Moore wants Christians in the U.S. to know the plight of Ukrainian Christians at Russia’s hands.

“If Russia wins in Ukraine, there will be tens or hundreds of thousands of dead Christians,” Moore asserted. “The Baptists are the most represented Protestant denomination in Ukraine, and so they’re bearing the brunt of a lot of these horrors. The horrors that are happening here to Christians are from the Russians.”

He urged U.S. Christians to continue praying for Ukraine and to advocate for continued U.S. military aid.

“People of faith need to stand up,” he said. “We need their prayers and we need their political support in making sure the Ukrainians can get the weapons they need to save their people in occupied Ukraine and keep more Ukrainians from suffering the same fate.”

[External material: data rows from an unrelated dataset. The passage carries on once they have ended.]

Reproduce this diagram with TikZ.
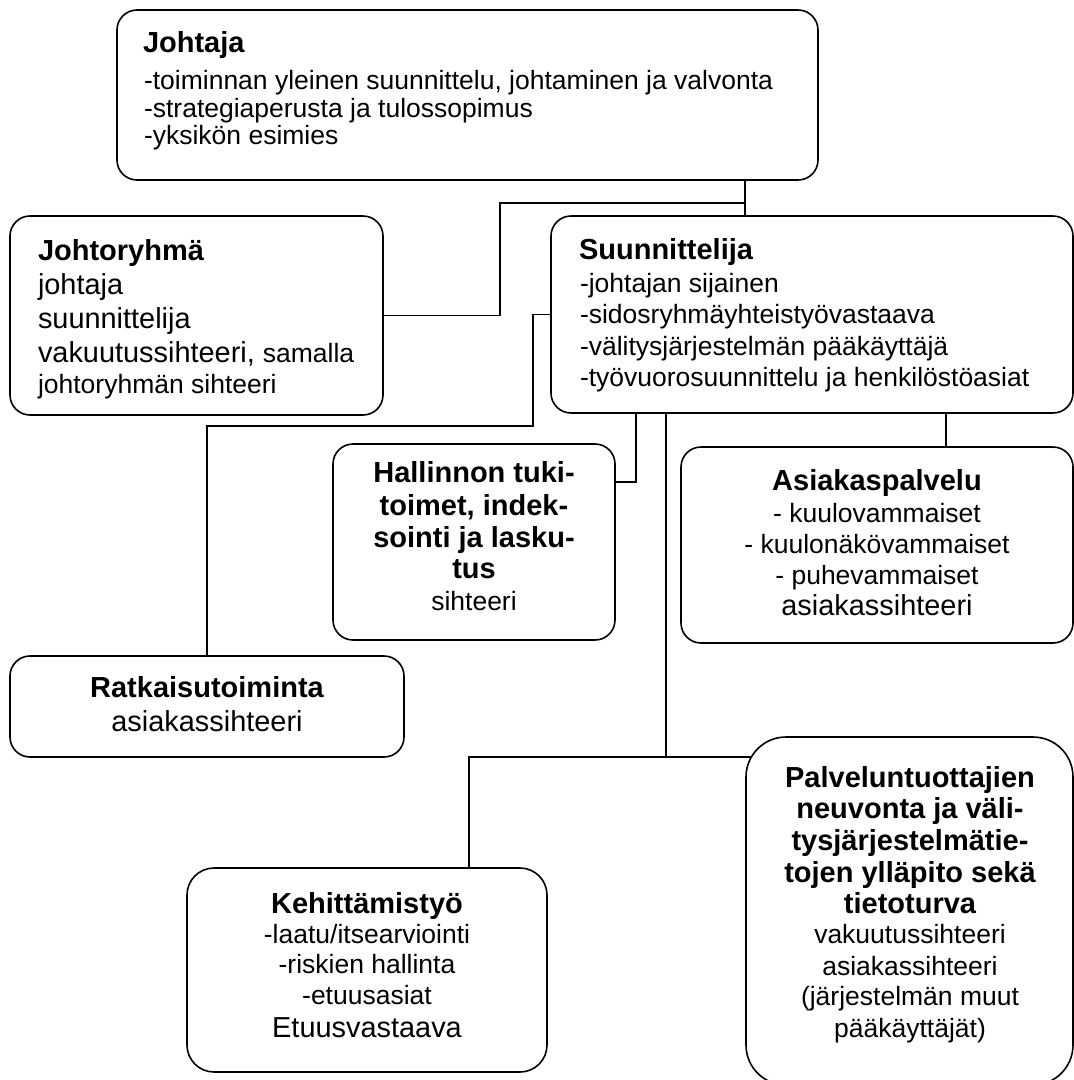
\documentclass[tikz,border=0pt]{standalone}
\usepackage{fontspec}
\setmainfont{Liberation Sans}
\begin{document}
\begin{tikzpicture}[x=1pt,y=-1pt,
  box/.style={draw, line width=1.6pt, rounded corners=20pt, inner sep=0pt, outer sep=0pt},
  conn/.style={line width=1.5pt},
  ttl/.style={font=\fontsize{29}{29}\selectfont\bfseries, inner sep=0pt, outer sep=0pt},
  sm/.style={font=\fontsize{26.5}{26.5}\selectfont, inner sep=0pt, outer sep=0pt},
  lg/.style={font=\fontsize{28.9}{28.9}\selectfont, inner sep=0pt, outer sep=0pt}]
\useasboundingbox (0,0) rectangle (1074,1080);
\clip (0,0) rectangle (1074,1080);

% boxes
\node[box, minimum width=701pt, minimum height=170pt] (johtaja) at (467.5,95) {};
\node[box, minimum width=373pt, minimum height=199pt] (johtor) at (196.5,315.5) {};
\node[box, minimum width=522pt, minimum height=197pt] (suun) at (812,314.5) {};
\node[box, minimum width=282pt, minimum height=196pt] (hall) at (474,542) {};
\node[box, minimum width=392pt, minimum height=196pt] (asiak) at (877,545) {};
\node[box, minimum width=394pt, minimum height=101pt] (ratk) at (207,706.5) {};
\node[box, rounded corners=27pt, minimum width=360pt, minimum height=204pt] (kehit) at (367,970) {};
\node[box, rounded corners=40pt, minimum width=327pt, minimum height=348pt] (palv) at (909.5,911) {};

% connector junctions
\coordinate (c1) at (745,203);
\coordinate (c2) at (500,203);
\coordinate (c3) at (533,426);
\coordinate (c4) at (636,482);
\coordinate (c5) at (666,757);
\coordinate (c6) at (469,757);
\coordinate (c7) at (752,757);
\coordinate (c8) at (946,430);

\draw[conn] (johtaja.south -| c1) -- (suun.north -| c1);
\draw[conn] (johtor.east) -| (c2) -- (c1);
\draw[conn] (suun.west) -| (c3) -| (ratk.north);
\draw[conn] (c4 -| hall.east) -- (c4) -- (c4 |- suun.south);
\draw[conn] (c5 |- suun.south) -- (c5);
\draw[conn] (c6 |- kehit.north) -- (c6) -- (c7);
\draw[conn] (c8 |- suun.south) -- (c8 |- asiak.north);

% Johtaja
\node[ttl, anchor=base west] (j0) at (143,52) {Johtaja};
\node[sm, anchor=base west] (j1) at (144,89) {-toiminnan yleinen suunnittelu, johtaminen ja valvonta};
\node[sm, anchor=base west] (j2) at (144,117) {-strategiaperusta ja tulossopimus};
\node[sm, anchor=base west] (j3) at (144,144) {-yksikön esimies};

% Johtoryhma
\node[ttl, anchor=base west] (r0) at (38,260) {Johtoryhmä};
\node[lg, anchor=base west] (r1) at (38,294) {johtaja};
\node[lg, anchor=base west] (r2) at (38,328) {suunnittelija};
\node[lg, anchor=base west] (r3) at (38,362) {vakuutussihteeri, {\fontsize{26.5}{26.5}\selectfont samalla}};
\node[sm, anchor=base west] (r4) at (38,393) {johtoryhmän sihteeri};

% Suunnittelija
\node[ttl, anchor=base west] (s0) at (579,259) {Suunnittelija};
\node[sm, anchor=base west] (s1) at (580,292) {-johtajan sijainen};
\node[sm, anchor=base west] (s2) at (580,323) {-sidosryhmäyhteistyövastaava};
\node[sm, anchor=base west] (s3) at (580,355) {-välitysjärjestelmän pääkäyttäjä};
\node[sm, anchor=base west] (s4) at (580,386) {-työvuorosuunnittelu ja henkilöstöasiat};

% Hallinnon
\node[ttl, anchor=base] (h0) at (474,482) {Hallinnon tuki-};
\node[ttl, anchor=base] (h1) at (474,515) {toimet, indek-};
\node[ttl, anchor=base] (h2) at (474,547) {sointi ja lasku-};
\node[ttl, anchor=base] (h3) at (474,578) {tus};
\node[sm, anchor=base] (h4) at (474,610) {sihteeri};

% Asiakaspalvelu
\node[ttl, anchor=base] (a0) at (877,490) {Asiakaspalvelu};
\node[sm, anchor=base] (a1) at (877,522) {- kuulovammaiset};
\node[sm, anchor=base] (a2) at (877,553) {- kuulonäkövammaiset};
\node[sm, anchor=base] (a3) at (877,584) {- puhevammaiset};
\node[lg, anchor=base] (a4) at (877,615) {asiakassihteeri};

% Ratkaisutoiminta
\node[ttl, anchor=base] (k0) at (207,697) {Ratkaisutoiminta};
\node[lg, anchor=base] (k1) at (207,731) {asiakassihteeri};

% Kehittamistyo
\node[ttl, anchor=base] (e0) at (367,913) {Kehittämistyö};
\node[sm, anchor=base] (e1) at (367,943) {-laatu/itsearviointi};
\node[sm, anchor=base] (e2) at (367,973) {-riskien hallinta};
\node[sm, anchor=base] (e3) at (367,1004) {-etuusasiat};
\node[lg, anchor=base] (e4) at (367,1037) {Etuusvastaava};

% Palveluntuottajien
\node[ttl, anchor=base] (p0) at (910,787) {Palveluntuottajien};
\node[ttl, anchor=base] (p1) at (910,818) {neuvonta ja väli-};
\node[ttl, anchor=base] (p2) at (910,850) {tysjärjestelmätie-};
\node[ttl, anchor=base] (p3) at (910,882) {tojen ylläpito sekä};
\node[ttl, anchor=base] (p4) at (910,913) {tietoturva};
\node[sm, anchor=base] (p5) at (910,943) {vakuutussihteeri};
\node[sm, anchor=base] (p6) at (910,975) {asiakassihteeri};
\node[sm, anchor=base] (p7) at (910,1005) {(järjestelmän muut};
\node[sm, anchor=base] (p8) at (910,1037) {pääkäyttäjät)};
\end{tikzpicture}
\end{document}
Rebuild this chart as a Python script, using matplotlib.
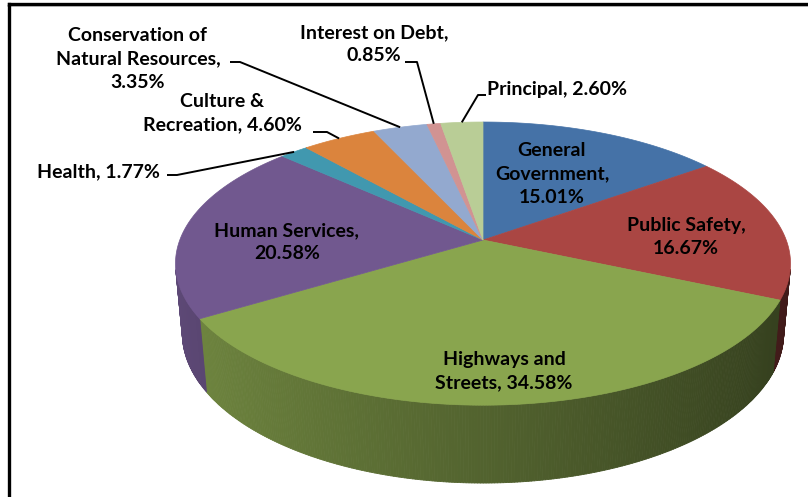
import numpy as np
import matplotlib.pyplot as plt
from matplotlib.collections import PolyCollection

# Expenditure shares (percent), in drawing order clockwise from 12 o'clock
categories = ["General\nGovernment,", "Public Safety,", "Highways and\nStreets,",
              "Human Services,", "Health,", "Culture &\nRecreation,",
              "Conservation of\nNatural Resources,", "Interest on Debt,", "Principal,"]
shares = [15.01, 16.67, 34.58, 20.58, 1.77, 4.60, 3.35, 0.85, 2.60]
colors = ["#4572A7", "#AA4643", "#89A54E", "#71588F", "#4198AF",
          "#DB843D", "#93A9CF", "#D19392", "#B9CD96"]

# label layout: text centre (px), separator between name and value,
# and for outside labels the leader start/elbow (px)
label_layout = [
    dict(xy=(552, 174), sep="\n"),
    dict(xy=(686, 237), sep="\n"),
    dict(xy=(504, 371), sep=" "),
    dict(xy=(287, 242), sep="\n"),
    dict(xy=(98, 172), sep=" ", leader=[(167, 175), (177, 175)]),
    dict(xy=(222, 113), sep=" ", leader=[(313, 132), (327, 132)]),
    dict(xy=(138, 59), sep="\n", leader=[(230, 62), (240, 62)]),
    dict(xy=(374, 44), sep="\n", leader=[(405, 62), (417, 62)]),
    dict(xy=(557, 89), sep=" ", leader=[(486, 95), (478, 95)]),
]

W, H = 808, 497
CX, CY = 483, 240          # projected disc centre (px)
ELEV = np.radians(27)
S, C = np.sin(ELEV), np.cos(ELEV)
DIST = 6 * C               # camera distance (perspective strength)
FOCAL = 1621
THICK = 0.26


def project(x, y, z):
    """Perspective projection of disc coordinates (y = depth away from viewer)."""
    depth = DIST + y * C - z * S
    px = CX + FOCAL * x / depth
    py = CY - FOCAL * (y * S + z * C) / depth
    return px, py


def side_shade(theta):
    return 0.60 - 0.23 * np.cos(theta)


fig = plt.figure(figsize=(W / 100, H / 100), dpi=100)
ax = fig.add_axes([0, 0, 1, 1])
ax.set_xlim(0, W)
ax.set_ylim(H, 0)
ax.axis("off")

fracs = np.array(shares) / sum(shares)
bounds = np.concatenate([[0], np.cumsum(fracs)])
# start at the far point and run clockwise as seen from above
angles = np.pi / 2 - 2 * np.pi * bounds

# side walls: only the rim segments that face the camera
vis_limit = -1.0 / (DIST * C)
side_polys, side_cols = [], []
for i, col in enumerate(colors):
    base = np.array(plt.matplotlib.colors.to_rgb(col))
    th = np.linspace(angles[i], angles[i + 1], max(4, int(abs(angles[i + 1] - angles[i]) / 0.008)))
    for a0, a1 in zip(th[:-1], th[1:]):
        am = 0.5 * (a0 + a1)
        if np.sin(am) >= vis_limit:
            continue
        pts = [project(np.cos(a0), np.sin(a0), 0), project(np.cos(a1), np.sin(a1), 0),
               project(np.cos(a1), np.sin(a1), -THICK), project(np.cos(a0), np.sin(a0), -THICK)]
        side_polys.append(pts)
        side_cols.append(np.clip(base * side_shade(am), 0, 1))
ax.add_collection(PolyCollection(side_polys, facecolors=side_cols, edgecolors=side_cols,
                                 linewidths=0.6))

# top faces
for i, col in enumerate(colors):
    th = np.linspace(angles[i], angles[i + 1], 200)
    xs, ys = project(np.cos(th), np.sin(th), 0)
    poly = np.column_stack([np.r_[CX, xs], np.r_[CY, ys]])
    ax.add_patch(plt.Polygon(poly, closed=True, facecolor=col, edgecolor=col, linewidth=0.5))

# labels and leader lines
font = dict(family="Lato", weight="bold", fontsize=14, color="black")
for i, (name, val) in enumerate(zip(categories, shares)):
    lay = label_layout[i]
    ax.text(lay["xy"][0], lay["xy"][1], f"{name}{lay['sep']}{val:.2f}%",
            ha="center", va="center", multialignment="center", linespacing=1.45, **font)
    if "leader" in lay:
        mid = 0.5 * (angles[i] + angles[i + 1])
        ex, ey = project(np.cos(mid), np.sin(mid), 0)
        pts = lay["leader"] + [(ex, ey)]
        ax.plot([p[0] for p in pts], [p[1] for p in pts], color="black", lw=1.4,
                solid_capstyle="butt")

# chart frame (top and left edges)
ax.plot([8, W], [5.5, 5.5], color="#c8c8c8", lw=1.2, clip_on=False)
ax.plot([9, W], [4, 4], color="black", lw=2.4, clip_on=False)
ax.plot([9, 9], [4, H], color="black", lw=2.4, clip_on=False)

fig.savefig("out.png", dpi=100)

Moore, who has worked as a political aide in the U.S., said God opened the door for him to launch a ministry to help Ukrainian Christians in the early days of the war. His Ukraine Freedom Project also offers humanitarian aid, providing socks for soldiers, generators for residents, and first-aid kits, among other supplies.

“My friends from Ukraine started calling me and saying, ‘They’re bombing Kyiv, I don’t know what to do.” Moore, who has spent two years in Iraq as a civilian during wartimes, said he knew how to navigate such offenses. A friend and Ukrainian veteran of Russia’s 2014 invasion of the Donbas region contacted Moore, and the two devised a plan.

“I had the time, I had the resources, I had the skills and so many people were calling me (for) help,” said Moore, who had considered a skiing trip in the days before the war. “I figured if I had gone skiing, it was not a decision that would have aged well. God opened up all these doors. And just, boom, boom, boom, doors started opening.”

Moore intends to continue telling the stories of the persecuted Christians who are able to escape Russia’s grasp, he told Baptist Press.

“We have a passion for highlighting the systematic torture and arrest and murder and persecution of evangelical Christians,” he said. “The Christian population has been totally driven underground.”